We could do a simple cache in dgraph, but I feel like we could also do it in nginx / any other cache that’s in between. The advantage of doing it outside dgraph is that it can scale horizontally really trivially.
Persisted queries are stored in dgraph, so the mutation to delete nodes can be used to delete these. We can provide an API (eg: extensions={"persistedQuery":DELETE_ALL} or document the predicate being used to store these. I think former is better - more secure because we don’t expose internal predicate to user.
After offline discussion with @gja, we will not support c.
Separately, if we want dgraph to work out-of-the-box with Apollo’s client (with persistent queries enabled) then just completing the above RFC will not suffice. I am not sure if the requests via Apollo’s Client are equivalent to the curl requests described above. One difference I can easily point out is that the former is a POST whereas the latter is a GET.
I am looking into if supporting the client out-of-the-box requires more work.
How client works:
1. When the client makes a query, it will optimistically send a short (64-byte) cryptographic hash instead of the full query text.
2. If the backend recognizes the hash, it will retrieve the full text of the query and execute it.

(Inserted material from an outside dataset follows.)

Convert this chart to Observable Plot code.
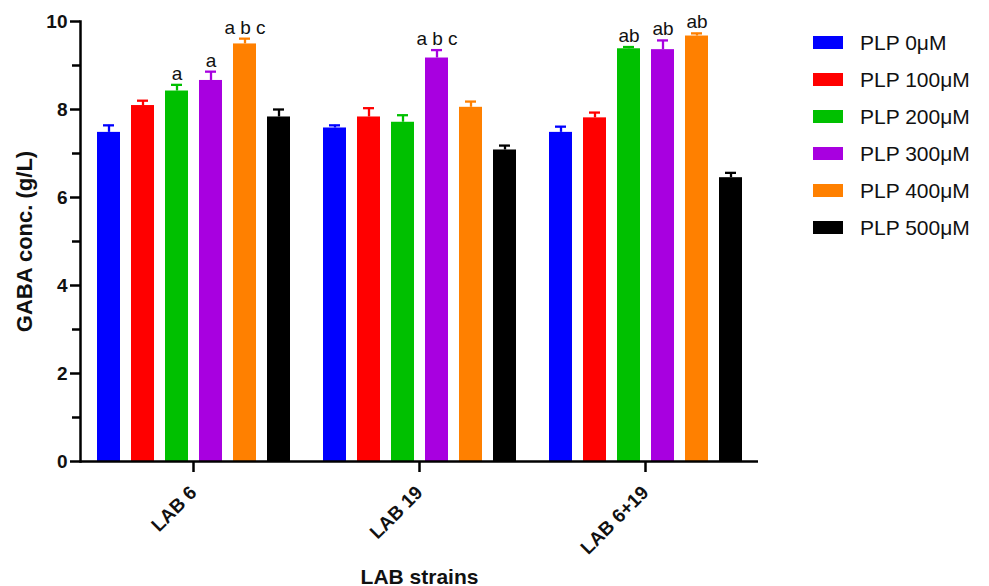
<!DOCTYPE html>
<html>
<head>
<meta charset="utf-8">
<script src="https://cdn.jsdelivr.net/npm/d3@7"></script>
<script src="https://cdn.jsdelivr.net/npm/@observablehq/plot@0.6"></script>
<style>
  html, body { margin: 0; padding: 0; background: #fff; }
  #wrap { position: relative; width: 989px; height: 586px; font-family: "Liberation Sans", Arial, sans-serif; }
  #legend { position: absolute; left: 813px; top: 24px; }
  .row { display: flex; align-items: center; height: 37px; }
  .sw { width: 30px; height: 13px; margin-right: 17px; }
  .lb { font-size: 21px; color: #111; }
  g[aria-label="y-axis label"] text { font-size: 22px; }
  g[aria-label="fx-axis label"] text { font-size: 21px; }
  g[aria-label="y-axis tick"] path, g[aria-label="fx-axis tick"] path { stroke-width: 2.5px; stroke: #000; }
</style>
</head>
<body>
<div id="wrap"><div id="chart"></div><div id="legend"></div></div>
<script>
const strains = ["LAB 6", "LAB 19", "LAB 6+19"];
const series = ["PLP 0μM", "PLP 100μM", "PLP 200μM", "PLP 300μM", "PLP 400μM", "PLP 500μM"];
const colors = ["#0000FF", "#FF0000", "#00C000", "#A800E0", "#FF8000", "#000000"];

// means (g/L) per strain, in series order
const lab6 = [7.48, 8.09, 8.42, 8.66, 9.49, 7.83];
const lab19 = [7.58, 7.83, 7.71, 9.17, 8.05, 7.08];
const lab6_19 = [7.48, 7.81, 9.38, 9.36, 9.67, 6.45];
// error (upper SD)
const err6 = [0.16, 0.11, 0.14, 0.20, 0.12, 0.17];
const err19 = [0.06, 0.20, 0.16, 0.18, 0.13, 0.10];
const err6_19 = [0.13, 0.12, 0.04, 0.21, 0.06, 0.11];
// significance letters
const let6 = ["", "", "a", "a", "a b c", ""];
const let19 = ["", "", "", "a b c", "", ""];
const let6_19 = ["", "", "ab", "ab", "ab", ""];

const yTicks = [0, 2, 4, 6, 8, 10];
const yMinor = [1, 3, 5, 7, 9];
const yDomain = [0, 10];

const means = [lab6, lab19, lab6_19];
const errs = [err6, err19, err6_19];
const lets = [let6, let19, let6_19];
const data = [];
strains.forEach((s, i) => series.forEach((p, j) => data.push({
  strain: s, series: p, value: means[i][j], err: errs[i][j], top: means[i][j] + errs[i][j], label: lets[i][j]
})));

const font = "'Liberation Sans', Arial, sans-serif";
const chart = Plot.plot({
  width: 989, height: 586, marginLeft: 80, marginRight: 231, marginTop: 21, marginBottom: 125,
  style: { fontFamily: font, fontWeight: "bold", color: "#111", background: "white" },
  fx: { domain: strains, padding: 0 },
  x: { domain: series, paddingInner: 0.33, paddingOuter: 0.46, axis: null },
  y: { domain: yDomain },
  color: { domain: series, range: colors },
  marks: [
    Plot.barY(data, { fx: "strain", x: "series", y: "value", fill: "series" }),
    Plot.ruleX(data, { fx: "strain", x: "series", y1: "value", y2: "top", stroke: "series", strokeWidth: 2.3 }),
    Plot.tickY(data, { fx: "strain", x: "series", y: "top", stroke: "series", strokeWidth: 2.3, insetLeft: 6, insetRight: 6 }),
    Plot.text(data.filter(d => d.label), { fx: "strain", x: "series", y: "top", text: "label", dy: -5, lineAnchor: "bottom", fontSize: 19, fontWeight: "normal", fill: "#111" }),
    Plot.ruleY([0], { strokeWidth: 2.5, stroke: "#000" }),
    Plot.frame({ anchor: "left", facetAnchor: "left", stroke: "#000", strokeWidth: 2.5, ariaLabel: "yline" }),
    Plot.axisY(yTicks, { anchor: "left", tickSize: 10, tickPadding: 3, fontSize: 19, label: "GABA conc. (g/L)", labelAnchor: "center", labelArrow: "none", labelOffset: 64 }),
    Plot.axisY(yMinor, { anchor: "left", tickSize: 8, tickFormat: () => "", label: null }),
    Plot.axisFx({ anchor: "bottom", tickSize: 11, tickPadding: 17, tickRotate: -45, fontSize: 19, label: "LAB strains", labelAnchor: "center", labelArrow: "none", labelOffset: 122 })
  ]
});
document.getElementById("chart").appendChild(chart);

const legend = document.getElementById("legend");
series.forEach((s, i) => {
  const row = document.createElement("div");
  row.className = "row";
  const sw = document.createElement("div");
  sw.className = "sw";
  sw.style.background = colors[i];
  const lb = document.createElement("div");
  lb.className = "lb";
  lb.textContent = s;
  row.appendChild(sw); row.appendChild(lb);
  legend.appendChild(row);
});
</script>
</body>
</html>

3. If the backend doesn't recognize the hash, it will ask the client to send the hash and the query text to it can store them mapped together for future lookups. During this request, the backend will also fulfill the data request.
The client does it under-the-hood because it couples well with Apollo server’s error handling. For our case, it might just throw and not retry.
What is the confusion around POST to GET? Both Dgraph and Apollo already support both POST and GET, there should be nothing new here.
Also calling out that the entire protocol is laid out in the link I shared, so they may send over either post or GET.
As we’d discussed sometime in the past, the best way to implement this would be some kind of middleware that wraps the graphql handler. You should be able to return the correct errors or whatnot from there.